Virata Corp.'s $315 million stock purchase last week of Excess Bandwidth Corp. will provide the company with significant capabilities in the rapidly emerging symmetric DSL (SDSL) market for telecommunications-equipment applications. The acquisition is expected to be completed in the third quarter.
SDSL technology allows for the back-and-forth digital transfer of voice and data."Excess Bandwidth's symmetric DSL technology opens up a whole new addressable market for us, especially for central-office lines that send and receive large amounts of data," said Charles Cotton, chief executive of Virata, Santa Clara, Calif. "Also, the acquisition enhances our growing arsenal of DSL solutions to offer our customers both asymmetric and symmetric solutions."

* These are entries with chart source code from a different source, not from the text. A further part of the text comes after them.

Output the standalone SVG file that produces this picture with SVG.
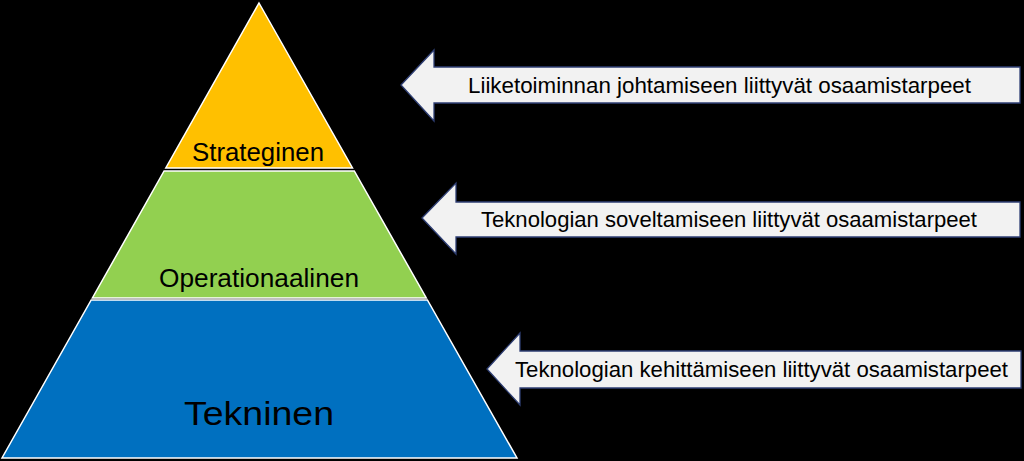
<svg xmlns="http://www.w3.org/2000/svg" width="1024" height="461" viewBox="0 0 1024 461">
<style>
.layer{stroke:#FFFFFF;stroke-width:1.5;stroke-linejoin:miter}
.lbl{font-family:"Liberation Sans",Arial,sans-serif;fill:#000000;text-anchor:start}
.arrow{fill:#F2F2F2;stroke:#2F3F74;stroke-width:1.3;stroke-linejoin:miter}
.atext{font-family:"Liberation Sans",Arial,sans-serif;font-size:22px;fill:#000000}
</style>
<rect x="0" y="0" width="1024" height="461" fill="#000000"/>
<g id="strateginen">
<polygon class="layer" fill="#FFC000" points="259,3 352.5,168 165.8,168"/>
<text class="lbl" x="192" y="161" font-size="26" textLength="132" lengthAdjust="spacingAndGlyphs">Strateginen</text>
</g>
<g id="operationaalinen">
<polygon class="layer" fill="#92D050" points="164.1,171 354.3,171 426.3,298 92.4,298"/>
<text class="lbl" x="159" y="287" font-size="26" textLength="200" lengthAdjust="spacingAndGlyphs">Operationaalinen</text>
</g>
<g id="tekninen">
<polygon class="layer" fill="#0070C0" points="91.2,300 427.4,300 517,458 2,458"/>
<text class="lbl" x="184" y="425" font-size="34" textLength="150" lengthAdjust="spacingAndGlyphs">Tekninen</text>
</g>
<g id="connectors">
<g id="arrow-liiketoiminta">
<polygon class="arrow" points="401,85 434,50 434,67 1020,67 1020,103 434,103 434,121"/>
<text class="atext" x="468" y="93" textLength="503" lengthAdjust="spacingAndGlyphs">Liiketoiminnan johtamiseen liittyvät osaamistarpeet</text>
</g>
<g id="arrow-soveltaminen">
<polygon class="arrow" points="422,218 456,183 456,202 1020,202 1020,237 456,237 456,254"/>
<text class="atext" x="481" y="227" textLength="496" lengthAdjust="spacingAndGlyphs">Teknologian soveltamiseen liittyvät osaamistarpeet</text>
</g>
<g id="arrow-kehittaminen">
<polygon class="arrow" points="487,369 520,333 520,351 1021,351 1021,388 520,388 520,405"/>
<text class="atext" x="515" y="377" textLength="493" lengthAdjust="spacingAndGlyphs">Teknologian kehittämiseen liittyvät osaamistarpeet</text>
</g>
</g>
</svg>
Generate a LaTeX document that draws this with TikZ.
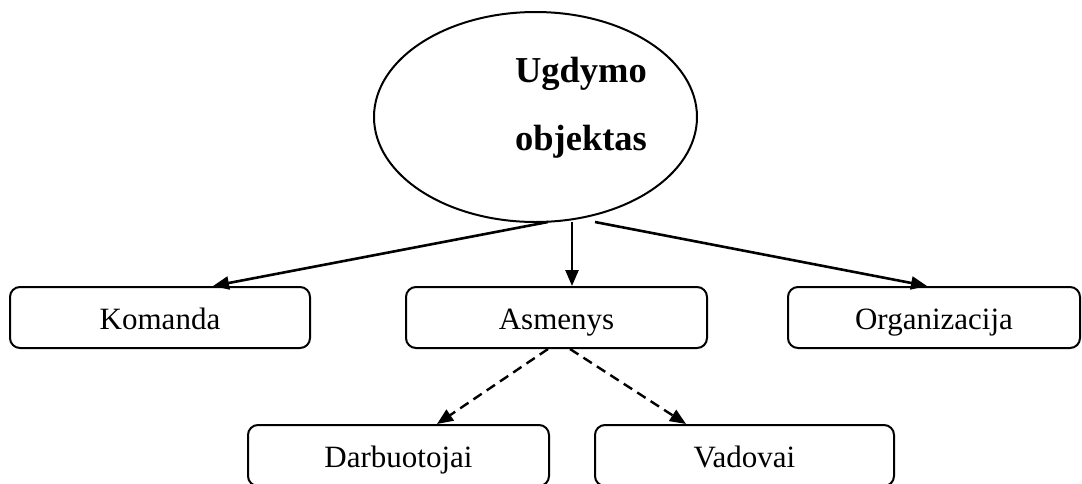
\documentclass[tikz,border=0pt]{standalone}
\usepackage{fontspec}
\setmainfont{Liberation Serif}
\usetikzlibrary{shapes.geometric,arrows.meta}
\begin{document}
\begin{tikzpicture}[x=1pt,y=-1pt,
  line width=2pt,
  itembox/.style={draw,rounded corners=10pt,minimum width=300pt,minimum height=61pt,
    inner sep=0pt,text height=26pt,text depth=3pt,font=\fontsize{31}{31}\selectfont},
  link/.style={line width=2.6pt,-{Triangle[length=16pt,width=13pt]}},
  dashlink/.style={link,line width=2.4pt,dash pattern=on 10pt off 6pt},
  title/.style={font=\fontsize{36.5}{36.5}\selectfont\bfseries,anchor=base,inner sep=0pt}]
\useasboundingbox (0,0) rectangle (1082,483);
\clip (0,0) rectangle (1082,483);
% central ellipse
\node[draw,ellipse,minimum width=323pt,minimum height=210pt,inner sep=0pt] (obj) at (535.5,117) {};
\node[title] (t1) at (581,82) {Ugdymo};
\node[title] (t2) at (581,150) {objektas};
% first level
\node[itembox] (kom) at (160,317.5) {Komanda};
\node[itembox,minimum width=301pt] (asm) at (556.5,317.5) {Asmenys};
\node[itembox,minimum width=292pt] (org) at (934,317.5) {Organizacija};
% second level
\node[itembox,minimum width=301pt] (darb) at (398.5,455.5) {Darbuotojai};
\node[itembox,minimum width=299pt] (vad) at (744.5,455.5) {Vadovai};
% connectors
\draw[link] ([xshift=12.5pt,yshift=1pt]obj.south) -- ([xshift=53pt]kom.north);
\draw[link] ([xshift=36.5pt,yshift=1pt]obj.south) -- ([xshift=15.5pt]asm.north);
\draw[link] ([xshift=59.5pt,yshift=1pt]obj.south) -- ([xshift=-7pt]org.north);
\draw[dashlink] ([xshift=-8.5pt]asm.south) -- ([xshift=38.5pt]darb.north);
\draw[dashlink] ([xshift=13.5pt]asm.south) -- ([xshift=-58.5pt]vad.north);
\end{tikzpicture}
\end{document}
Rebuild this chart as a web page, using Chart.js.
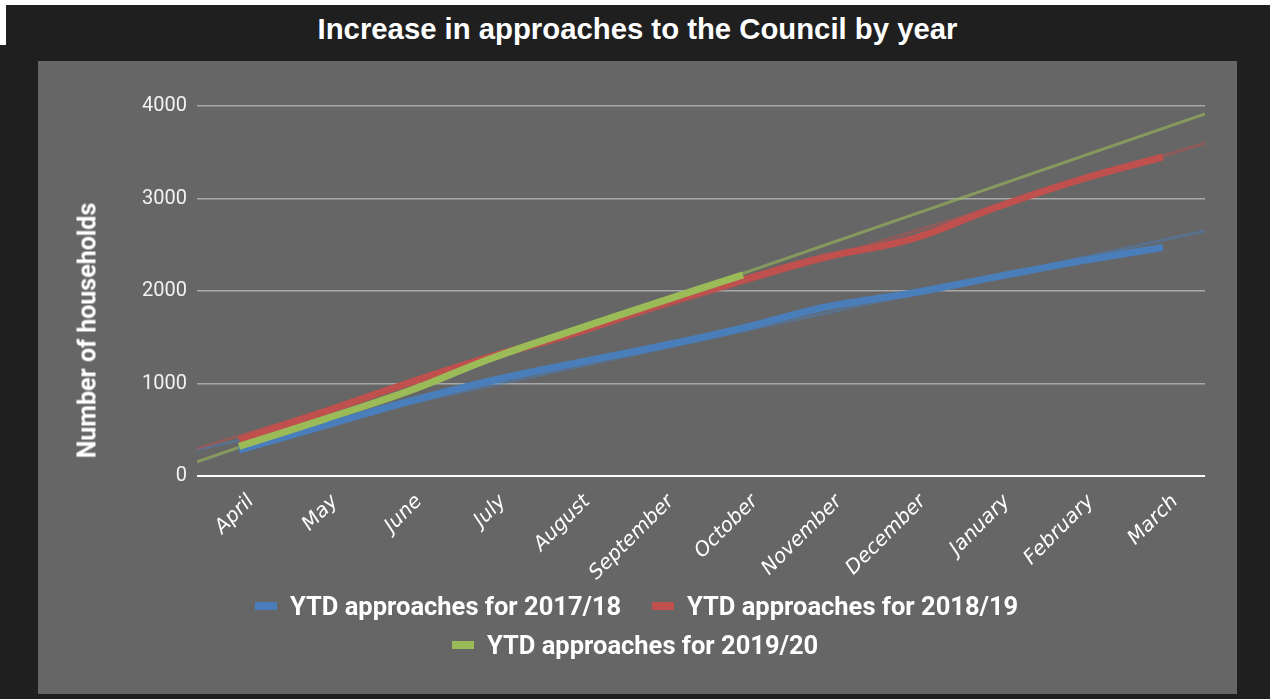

In the DSL market, ADSL is only half the equation, said Kim Funasaki, an analyst at IDC in Mountain View, Calif. "The acquisition will enable Virata to become one of the few players that's strong in both asymmetric and symmetric DSL, a market in which GlobeSpan is currently the leader," Funasaki said.
"Excess Bandwidth is also developing g.shdsl solutions, an emerging standard that will dominate the SDSL market in a couple of years, replacing SDSL and even HDSL2 to some extent," she said. "This standard integrates the best of both: It's a rate-adaptive technology that trades off speed and reach."
Excess Bandwidth will benefit from Virata's business model, which combines chips and software for its telecommunications-equipment customers, said president and chief executive Steve Dines. "Our symmetric DSL PHY technology, combined with Virata's communications and voice processors and software, will [enhance our offerings] to equipment customers designing high-performance, cost-effective SDSL solutions."
Excess Bandwidth, Cupertino, Calif., develops advanced algorithms for high-bandwidth communications applications and focuses on SDSL. The company has 50 employees and will continue to operate out of its Cupertino office, according to Virata.
Virata is now well positioned to offer components and services for DSL-modem applications, according to Funasaki. "Virata has expertise in offering what their DSL customers require," she said. "In voice, they offer communications processors, voice processors, voice-over-DSL, as well as integrated access devices."
As late as last year, demand for DSL languished as suppliers waited for digital-modem subscribers to switch from dial-up analog equipment and modems, which are reportedly 100 times slower than DSL connections. But earlier this month, an FCC mandate went into effect ordering local telephone companies to share their lines with DSL providers.
The mandate, Funasaki said, will have a "significant effect on the DSL market" by driving prices down as more DSL providers gain market share and consumers become more aware of DSL's advantages.
The FCC mandate will "turn things upside down in the DSL market in the United States," Virata's Cotton predicted. "The unbundling of the local loop is really what is driving DSL applications there, and the service providers will shortly lower costs and gain market share."
Cotton also noted that Virata is ramping up for voice applications. "The opportunity definitely exists for suppliers to offer DSL components that equip voice in addition to data, as an alternative to traditional telephone connections," he said.